The first options limited work to repairs and upgrades to the existing building, including replacement of flooring, wainscoting, the hot water tank, furnaces, oil tanks and plumbing lines and fixtures and upgrades to the fire alarm system and electrical systems. The work is budgeted at $280,000, plus taxes, and doesn’t include a washroom expansion.
The second option includes the above mentioned work, along with a building expansion of roughly 700 square feet to increase the size of the washrooms, as well as the bar area to make room for a dishwasher.
That project is estimated to cost $680,176, plus taxes. A third option would be to replace the building at a cost of roughly $926,000 plus $25,000 to $35,000 for demolition.
“I think a lot of these numbers, particularly around the Annex are shocking to us,” said Kraemer. He suggested that council take a walk through each of the buildings with the engineer to get a better feel for the conditions of the buildings.
Councillor Jacqueline Faubert said the municipality has known for a long time that the buildings’ interiors need work.
“I don’t think these numbers are shocking,” she said. “I’m in the Arts Centre on a regular basis and we’ve heard from the Whitney Crawford Community Centre several times.”
Councillor Ken Craig reminded council that much of the work can’t even be considered until the 2013 budget.
“We don’t have money in the budget we have now for any kind of significant improvements,” he said.
Eadie said the municipality needs to take a hard look at whether it can even afford to keep all of its old buildings.

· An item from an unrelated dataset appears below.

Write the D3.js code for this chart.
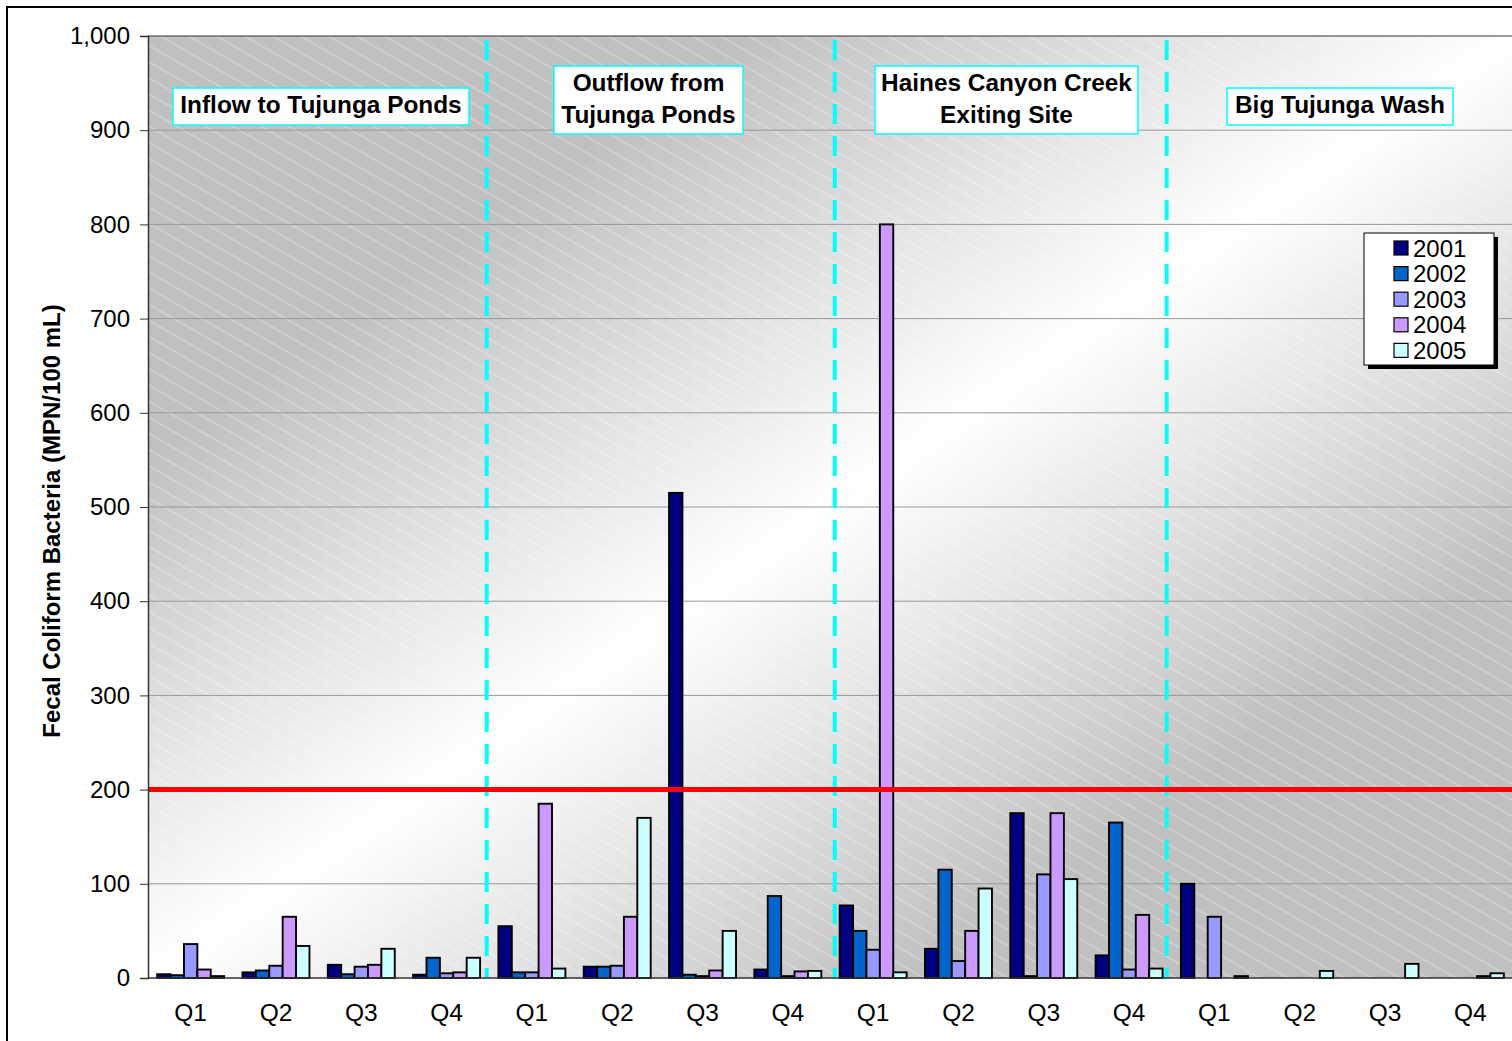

“Maybe it makes more sense to fix the buildings we really want to keep and maybe sell a couple.”
Representatives for two of the buildings were at last week’s meeting to make a case for improving the facilities. Marilyn Clarke, from the Bluewater Summer Playhouse, and Bonnie Bryan, from the Kincardine Theatre Guild, said minor improvements have been made the Arts Centre, but the condition of the overall interior remains deplorable.
“We appreciate that the engineer’s report is complete and we need to move forward,”

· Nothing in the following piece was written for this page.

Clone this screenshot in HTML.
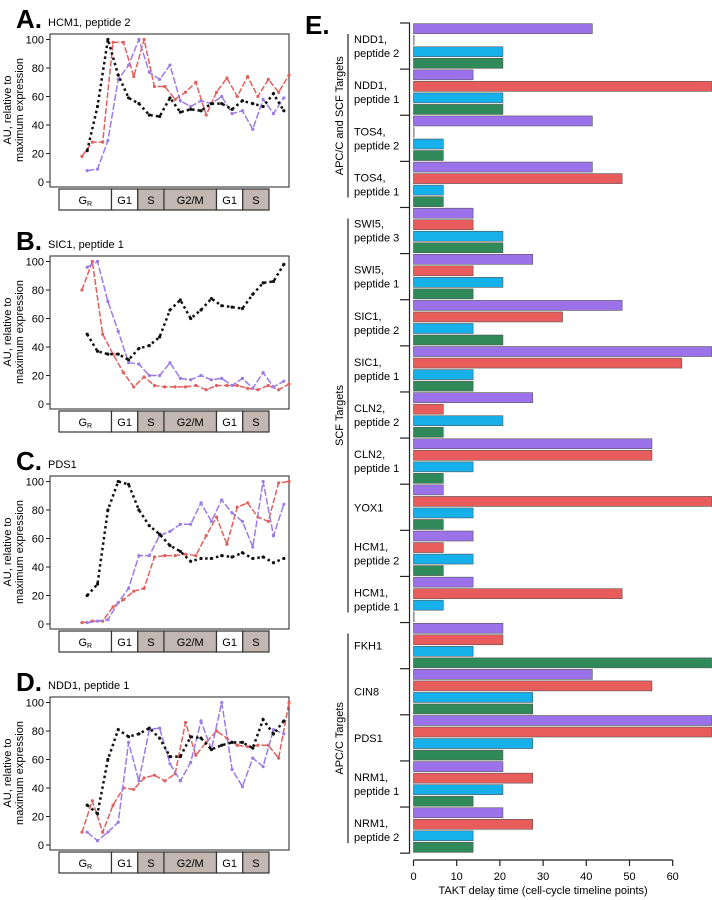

Clarke said tenants of the building have discovered new issues. Mold has begun forming in the Scougall Gallery and a pungent smell emulating from the upstairs men’s washroom indicates that there is a problem there.
The tenants noted that prior to the mold problem storage and change rooms were located in the basement of the Arts Centre. The space is not usable, but when it was in use it wasn’t practical, Clarke said. Heavy set pieces had to be carried from the basement to the top floor of the facility, where the theatre is housed. A better option, the tenants suggested, would be build out the back of the theatre and put storage and change rooms on the top floor. They also recommended that an elevator be installed.

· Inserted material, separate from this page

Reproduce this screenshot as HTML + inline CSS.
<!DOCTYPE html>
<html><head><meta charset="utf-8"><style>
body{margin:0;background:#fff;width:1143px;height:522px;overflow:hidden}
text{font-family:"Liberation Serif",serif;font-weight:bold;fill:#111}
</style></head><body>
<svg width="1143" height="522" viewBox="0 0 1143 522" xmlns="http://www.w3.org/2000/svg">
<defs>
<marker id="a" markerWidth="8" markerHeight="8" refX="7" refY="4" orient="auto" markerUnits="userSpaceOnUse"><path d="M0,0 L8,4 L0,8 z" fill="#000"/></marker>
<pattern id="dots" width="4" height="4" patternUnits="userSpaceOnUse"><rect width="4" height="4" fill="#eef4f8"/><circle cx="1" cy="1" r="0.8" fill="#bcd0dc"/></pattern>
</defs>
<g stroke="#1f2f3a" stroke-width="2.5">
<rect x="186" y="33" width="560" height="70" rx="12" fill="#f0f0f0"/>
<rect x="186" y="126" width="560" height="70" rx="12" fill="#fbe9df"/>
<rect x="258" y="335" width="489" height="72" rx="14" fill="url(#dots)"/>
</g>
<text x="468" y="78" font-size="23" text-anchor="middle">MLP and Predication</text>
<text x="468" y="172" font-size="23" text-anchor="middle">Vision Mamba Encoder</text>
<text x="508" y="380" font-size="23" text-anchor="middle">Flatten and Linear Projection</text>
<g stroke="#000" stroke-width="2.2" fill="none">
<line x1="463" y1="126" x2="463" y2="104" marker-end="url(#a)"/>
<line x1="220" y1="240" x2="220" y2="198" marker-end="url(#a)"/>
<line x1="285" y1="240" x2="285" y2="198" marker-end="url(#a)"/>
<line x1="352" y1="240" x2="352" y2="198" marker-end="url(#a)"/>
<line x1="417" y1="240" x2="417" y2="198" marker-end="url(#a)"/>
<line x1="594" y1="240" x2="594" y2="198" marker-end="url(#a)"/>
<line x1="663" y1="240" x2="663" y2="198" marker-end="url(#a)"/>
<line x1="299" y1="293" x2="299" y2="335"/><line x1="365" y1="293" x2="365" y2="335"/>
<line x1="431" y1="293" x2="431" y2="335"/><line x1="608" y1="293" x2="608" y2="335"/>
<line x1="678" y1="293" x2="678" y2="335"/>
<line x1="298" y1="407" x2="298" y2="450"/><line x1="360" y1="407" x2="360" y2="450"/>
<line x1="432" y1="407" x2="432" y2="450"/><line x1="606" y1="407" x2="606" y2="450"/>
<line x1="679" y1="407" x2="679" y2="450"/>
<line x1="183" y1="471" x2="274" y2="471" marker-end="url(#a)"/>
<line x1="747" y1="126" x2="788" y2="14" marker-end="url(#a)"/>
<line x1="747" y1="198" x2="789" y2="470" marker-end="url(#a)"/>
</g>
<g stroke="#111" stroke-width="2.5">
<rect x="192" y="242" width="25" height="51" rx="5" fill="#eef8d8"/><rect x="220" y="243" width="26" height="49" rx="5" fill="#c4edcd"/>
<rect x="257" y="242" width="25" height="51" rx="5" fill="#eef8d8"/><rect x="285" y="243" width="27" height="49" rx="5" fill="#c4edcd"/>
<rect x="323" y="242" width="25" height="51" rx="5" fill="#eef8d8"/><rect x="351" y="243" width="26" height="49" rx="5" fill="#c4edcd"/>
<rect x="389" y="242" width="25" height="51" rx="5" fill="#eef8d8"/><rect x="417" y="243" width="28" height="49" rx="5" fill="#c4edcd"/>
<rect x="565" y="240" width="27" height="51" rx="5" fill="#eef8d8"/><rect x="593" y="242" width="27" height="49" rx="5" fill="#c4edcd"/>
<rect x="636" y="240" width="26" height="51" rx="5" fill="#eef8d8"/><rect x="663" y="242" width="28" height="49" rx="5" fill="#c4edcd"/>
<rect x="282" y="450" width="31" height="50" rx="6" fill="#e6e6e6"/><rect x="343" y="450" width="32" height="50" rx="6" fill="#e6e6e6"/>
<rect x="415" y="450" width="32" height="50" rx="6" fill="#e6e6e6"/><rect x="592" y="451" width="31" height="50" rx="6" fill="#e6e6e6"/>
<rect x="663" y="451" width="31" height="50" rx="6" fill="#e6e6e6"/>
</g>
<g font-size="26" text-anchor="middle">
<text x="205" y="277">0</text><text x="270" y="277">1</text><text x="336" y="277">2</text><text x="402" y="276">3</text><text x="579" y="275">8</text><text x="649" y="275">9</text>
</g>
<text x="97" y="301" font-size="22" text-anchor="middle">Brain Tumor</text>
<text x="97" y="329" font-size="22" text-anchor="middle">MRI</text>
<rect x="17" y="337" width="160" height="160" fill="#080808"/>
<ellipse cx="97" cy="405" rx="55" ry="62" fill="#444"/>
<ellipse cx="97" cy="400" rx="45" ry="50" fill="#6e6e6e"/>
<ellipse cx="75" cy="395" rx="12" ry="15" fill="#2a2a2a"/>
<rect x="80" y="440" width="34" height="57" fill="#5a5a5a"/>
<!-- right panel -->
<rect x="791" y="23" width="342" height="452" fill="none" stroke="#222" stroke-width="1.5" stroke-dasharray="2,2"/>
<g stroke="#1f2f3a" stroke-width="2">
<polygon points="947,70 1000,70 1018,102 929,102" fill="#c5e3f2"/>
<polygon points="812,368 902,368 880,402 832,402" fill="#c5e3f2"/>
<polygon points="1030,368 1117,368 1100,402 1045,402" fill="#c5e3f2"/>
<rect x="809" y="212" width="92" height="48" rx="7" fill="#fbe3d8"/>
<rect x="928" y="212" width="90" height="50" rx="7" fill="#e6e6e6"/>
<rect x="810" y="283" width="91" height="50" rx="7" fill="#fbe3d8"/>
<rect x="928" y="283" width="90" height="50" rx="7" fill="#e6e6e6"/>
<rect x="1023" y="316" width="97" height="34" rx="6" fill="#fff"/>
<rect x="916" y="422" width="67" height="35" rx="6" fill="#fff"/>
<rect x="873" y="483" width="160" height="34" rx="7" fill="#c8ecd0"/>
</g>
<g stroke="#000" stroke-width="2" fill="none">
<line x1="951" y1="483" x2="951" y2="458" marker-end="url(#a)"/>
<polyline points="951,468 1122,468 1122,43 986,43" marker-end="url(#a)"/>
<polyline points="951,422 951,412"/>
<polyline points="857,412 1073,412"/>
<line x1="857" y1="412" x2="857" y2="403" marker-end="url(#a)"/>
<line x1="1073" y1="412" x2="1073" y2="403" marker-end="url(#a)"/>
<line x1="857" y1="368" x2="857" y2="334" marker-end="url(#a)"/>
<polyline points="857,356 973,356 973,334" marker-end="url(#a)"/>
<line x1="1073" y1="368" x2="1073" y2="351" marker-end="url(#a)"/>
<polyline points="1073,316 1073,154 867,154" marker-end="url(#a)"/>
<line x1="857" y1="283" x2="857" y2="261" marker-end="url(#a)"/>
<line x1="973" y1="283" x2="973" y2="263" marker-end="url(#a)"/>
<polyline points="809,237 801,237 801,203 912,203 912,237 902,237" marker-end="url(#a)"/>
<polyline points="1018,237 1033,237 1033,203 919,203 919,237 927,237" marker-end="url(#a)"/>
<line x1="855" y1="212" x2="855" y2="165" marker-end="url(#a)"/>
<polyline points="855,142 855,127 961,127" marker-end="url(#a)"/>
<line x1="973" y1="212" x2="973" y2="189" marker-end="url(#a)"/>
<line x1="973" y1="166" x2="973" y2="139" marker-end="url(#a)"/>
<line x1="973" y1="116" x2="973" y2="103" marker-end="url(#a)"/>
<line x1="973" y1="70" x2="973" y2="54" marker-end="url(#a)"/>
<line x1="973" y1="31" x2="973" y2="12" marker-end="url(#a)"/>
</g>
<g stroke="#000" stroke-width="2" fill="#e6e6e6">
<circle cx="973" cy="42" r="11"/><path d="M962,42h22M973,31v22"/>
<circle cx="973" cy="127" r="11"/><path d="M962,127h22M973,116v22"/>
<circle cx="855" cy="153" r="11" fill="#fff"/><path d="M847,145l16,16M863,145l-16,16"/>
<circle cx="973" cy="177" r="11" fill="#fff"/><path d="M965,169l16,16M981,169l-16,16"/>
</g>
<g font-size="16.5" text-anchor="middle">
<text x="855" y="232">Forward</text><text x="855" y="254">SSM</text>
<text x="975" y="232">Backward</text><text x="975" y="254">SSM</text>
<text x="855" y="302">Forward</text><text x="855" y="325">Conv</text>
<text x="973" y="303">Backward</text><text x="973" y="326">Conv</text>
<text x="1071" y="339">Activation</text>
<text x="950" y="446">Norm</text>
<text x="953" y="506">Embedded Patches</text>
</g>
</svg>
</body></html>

Barring that option, Clarke said, the entire interior of the building should be gutted; which would allow the municipality to maintain the heritage of the building’s exterior.
“When we look at our summers and winters there are a lot of tourists who come through that building,” Clarke said. “We are an important member of the community and we want to be a proud member and be able to show our building off.”
Recreation director Karen Kieffer, who has been working closely with tenants, and Faubert, told council that a solution for storage and costume change space needs to be worked out now. Dress rehearsals for the Kincardine Theatre Guild’s production of South Pacific begin in early November. Municipal staff recommended that Kincardine rent a trailer for the theatre group during the production.
Kraemer, however, said council shouldn’t act too hastily.
“I don’t think we have enough information to deal with this,” he said.
“We did it for the medical centre,” Faubert countered.
Kraemer said he didn’t want to approve the mold abatement that was estimated at $100,000, “when our staff occupied the building for so long without a problem. I don’t know what’s changed.”
Council decided to schedule a special meeting in the near future to further discuss the options for the buildings and consider the financial implications.